What does all this mean, besides perhaps embarrassing Republicans a lot and Democrats only a little less?

It means the Republicans, especially in the modern context, have got to do something to stop looking like the board of directors of a restricted country club.

In the recent presidential skirmish, the Democrats cornered all but a sprinkling of black votes in all of America.

The results were almost as heavily Democratic among Hispanic voters.

In the new political math, the percentage of voters who call themselves Republicans has fallen to its lowest level in 30 years.

And, with the first black President-elect, Barack Obama, heading for the White House, there are some in the Republican Party saying: Let’s take a look at this Steele guy.

He’s only held one elected office – and, a pretty meaningless one, at that – but he’s smart, he’s poised.

And there’s something else appealing about him, which we all understand, called race.

Steele understands this, though he doesn’t talk a lot about it directly. It’s the same strategy Obama took on his route to the White House.

Why talk about race?

Everybody knows it’s there just by looking.

This is Steele’s political blessing – and his personal vexation.

He is a black person in a party where almost every other black person is nowhere to be seen.

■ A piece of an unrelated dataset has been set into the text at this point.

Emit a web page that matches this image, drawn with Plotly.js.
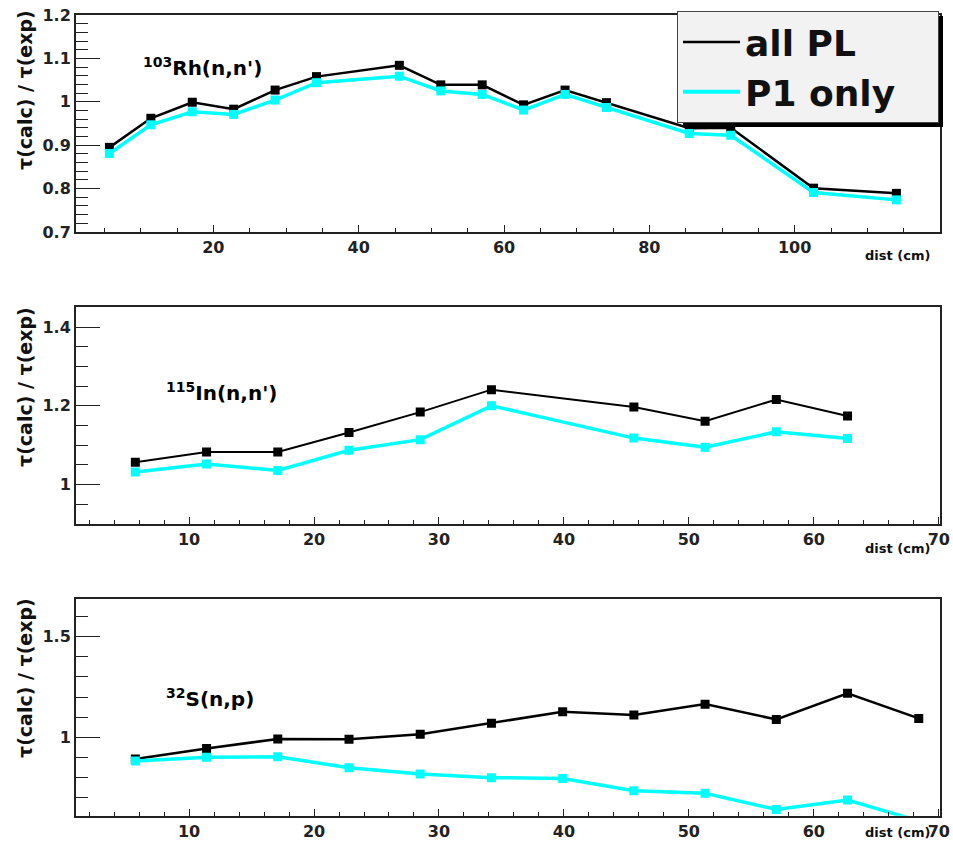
<!DOCTYPE html>
<html>
<head>
<meta charset="utf-8">
<script src="https://cdn.plot.ly/plotly-3.0.1.min.js"></script>
<style>html,body{margin:0;padding:0;background:#fff;}#chart{width:953px;height:842px;}</style>
</head>
<body>
<div id="chart"></div>
<script>
// ---- data ----
const distRh = [5.7, 11.4, 17.1, 22.8, 28.5, 34.2, 45.6, 51.3, 57, 62.7, 68.4, 74.1, 85.5, 91.2, 102.6, 114];
const rhAllPL = [0.895, 0.962, 0.999, 0.983, 1.027, 1.058, 1.084, 1.039, 1.039, 0.993, 1.027, 0.998, 0.939, 0.940, 0.801, 0.789];
const rhP1 = [0.881, 0.947, 0.977, 0.971, 1.004, 1.044, 1.059, 1.025, 1.017, 0.981, 1.017, 0.987, 0.927, 0.923, 0.791, 0.774];

const distIn = [5.7, 11.4, 17.1, 22.8, 28.5, 34.2, 45.6, 51.3, 57, 62.7];
const inAllPL = [1.057, 1.083, 1.083, 1.132, 1.184, 1.241, 1.197, 1.161, 1.216, 1.174];
const inP1 = [1.032, 1.052, 1.036, 1.087, 1.114, 1.200, 1.118, 1.095, 1.134, 1.117];

const distS = [5.7, 11.4, 17.1, 22.8, 28.5, 34.2, 39.9, 45.6, 51.3, 57, 62.7, 68.4];
const sAllPL = [0.892, 0.945, 0.992, 0.990, 1.016, 1.070, 1.127, 1.111, 1.165, 1.089, 1.219, 1.094];
const sP1 = [0.882, 0.901, 0.904, 0.849, 0.818, 0.800, 0.796, 0.735, 0.722, 0.642, 0.689, 0.585];

const seriesNames = ["all PL", "P1 only"];
const panelLabels = ["<sup>103</sup>Rh(n,n')", "<sup>115</sup>In(n,n')", "<sup>32</sup>S(n,p)"];
const yTitle = "τ(calc) / τ(exp)";
const xTitle = "dist (cm)";

// ---- styling ----
const W = 953, H = 842;
const BLACK = "#000000", CYAN = "#00ffff";
const FONT = "DejaVu Sans, Liberation Sans, Arial, sans-serif";
const px = v => v / W;
const py = v => 1 - v / H;
const NB = "\u00a0";

function trace(x, y, name, color, lw, xa, ya) {
  return {
    type: "scatter", mode: "lines+markers", x: x, y: y, name: name,
    xaxis: xa, yaxis: ya, showlegend: false,
    line: {color: color, width: lw},
    marker: {symbol: "square", size: 9, color: color},
    cliponaxis: true
  };
}

const data = [
  trace(distRh, rhAllPL, seriesNames[0], BLACK, 2.5, "x", "y"),
  trace(distRh, rhP1, seriesNames[1], CYAN, 3.5, "x", "y"),
  trace(distIn, inAllPL, seriesNames[0], BLACK, 2, "x2", "y2"),
  trace(distIn, inP1, seriesNames[1], CYAN, 3.5, "x2", "y2"),
  trace(distS, sAllPL, seriesNames[0], BLACK, 2.5, "x3", "y3"),
  trace(distS, sP1, seriesNames[1], CYAN, 3.5, "x3", "y3"),
  // legend-only entries
  {type: "scatter", mode: "lines", x: [null], y: [null], name: seriesNames[0], line: {color: BLACK, width: 2.5}, xaxis: "x", yaxis: "y", showlegend: true},
  {type: "scatter", mode: "lines", x: [null], y: [null], name: seriesNames[1] + NB + NB + NB, line: {color: CYAN, width: 4}, xaxis: "x", yaxis: "y", showlegend: true}
];

const tickFont = {family: FONT, size: 16, color: "#222", weight: "bold"};

function xaxis(range, dtick, minorDtick, anchor) {
  return {
    domain: [px(76), px(940)], range: range, anchor: anchor,
    showline: true, mirror: true, linecolor: "#222", linewidth: 2,
    ticks: "inside", ticklen: 7, tickwidth: 1, tickcolor: "#222",
    dtick: dtick, tick0: 0,
    minor: {ticks: "inside", ticklen: 4, dtick: minorDtick, tick0: 0, tickcolor: "#222", tickwidth: 1, showgrid: false},
    showgrid: false, zeroline: false, tickfont: tickFont, fixedrange: true
  };
}
function yaxis(domTop, domBot, range, dtick, minorDtick, anchor) {
  return {
    domain: [py(domBot), py(domTop)], range: range, anchor: anchor,
    showline: true, mirror: true, linecolor: "#222", linewidth: 2,
    ticks: "inside", ticklen: 24, tickwidth: 1, tickcolor: "#222",
    dtick: dtick, tick0: 0,
    minor: {ticks: "inside", ticklen: 12, dtick: minorDtick, tick0: 0, tickcolor: "#222", tickwidth: 1, showgrid: false},
    showgrid: false, zeroline: false, tickfont: tickFont, fixedrange: true
  };
}

const annFont = {family: FONT, size: 20, color: "#000", weight: "bold"};
const yTitleFont = {family: FONT, size: 19, color: "#111", weight: "bold"};
const xTitleFont = {family: FONT, size: 13, color: "#111", weight: "bold"};

const labelPos = [[141, 67], [164, 392], [164, 698]];
const yTitlePos = [[25, 90], [25, 387], [25, 678]];
const xTitlePos = [[932, 255], [932, 548], [932, 832]];

const annotations = [];
for (let i = 0; i < 3; i++) {
  annotations.push({xref: "paper", yref: "paper", x: px(labelPos[i][0]), y: py(labelPos[i][1]),
    xanchor: "left", yanchor: "middle", text: panelLabels[i], showarrow: false, font: annFont});
  annotations.push({xref: "paper", yref: "paper", x: px(yTitlePos[i][0]), y: py(yTitlePos[i][1]),
    xanchor: "center", yanchor: "middle", textangle: -90, text: yTitle, showarrow: false, font: yTitleFont});
  annotations.push({xref: "paper", yref: "paper", x: px(xTitlePos[i][0]), y: py(xTitlePos[i][1]),
    xanchor: "right", yanchor: "middle", text: xTitle, showarrow: false, font: xTitleFont});
}

const layout = {
  width: W, height: H,
  margin: {l: 0, r: 0, t: 0, b: 0},
  paper_bgcolor: "#ffffff", plot_bgcolor: "#ffffff",
  showlegend: true,
  legend: {
    x: px(677), y: py(11), xanchor: "left", yanchor: "top",
    bgcolor: "#f2f2f2", bordercolor: "#444", borderwidth: 1,
    font: {family: FONT, size: 36, color: "#111", weight: "bold"},
    itemwidth: 57, tracegroupgap: 0
  },
  xaxis: xaxis([1.1, 120], 20, 5, "y"),
  yaxis: yaxis(15, 232, [0.7, 1.2], 0.1, 0.02, "x"),
  xaxis2: xaxis([0.95, 70.1], 10, 2, "y2"),
  yaxis2: yaxis(307.3, 524, [0.9, 1.45], 0.2, 0.05, "x2"),
  xaxis3: xaxis([0.95, 70.1], 10, 2, "y3"),
  yaxis3: yaxis(599, 815.7, [0.611, 1.687], 0.5, 0.1, "x3"),
  annotations: annotations,
  shapes: [
    {type: "rect", xref: "paper", yref: "paper", x0: px(683), x1: px(943), y0: py(127), y1: py(16),
      fillcolor: "#000", line: {width: 0}, layer: "above"}
  ]
};

Plotly.newPlot("chart", data, layout, {displayModeBar: false, staticPlot: true});
</script>
</body>
</html>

It’s not just the Obama appeal, either.

It’s a history of one party opening its arms in welcome, and voting for racial inclusiveness, and the other one saying no.

This isn’t news to anyone, is it?

But, just as Obama asked to be judged by his positions and not by his color, Steele can make the same case.

He is a Republican in spite of his party’s modern history on race, and he’s a conservative despite that doctrine’s reluctance to change the nation’s most exclusionary laws and traditions on race.

In a time when political leaders ask us to look past race, Steele can have it both ways.

He is who he is, but he is also what he stands for. He is anti-abortion.

He wants tax cuts.

He’s against embryonic stem cell research.

He’s also a bright guy, a personable guy, and a guy who understands the damage done by generations of racial unfairness the way few high-profile Republicans do.

If he gets the chairmanship, it’s the party’s way of signaling the whole country: We’re not your grandpa’s Grand Old Party.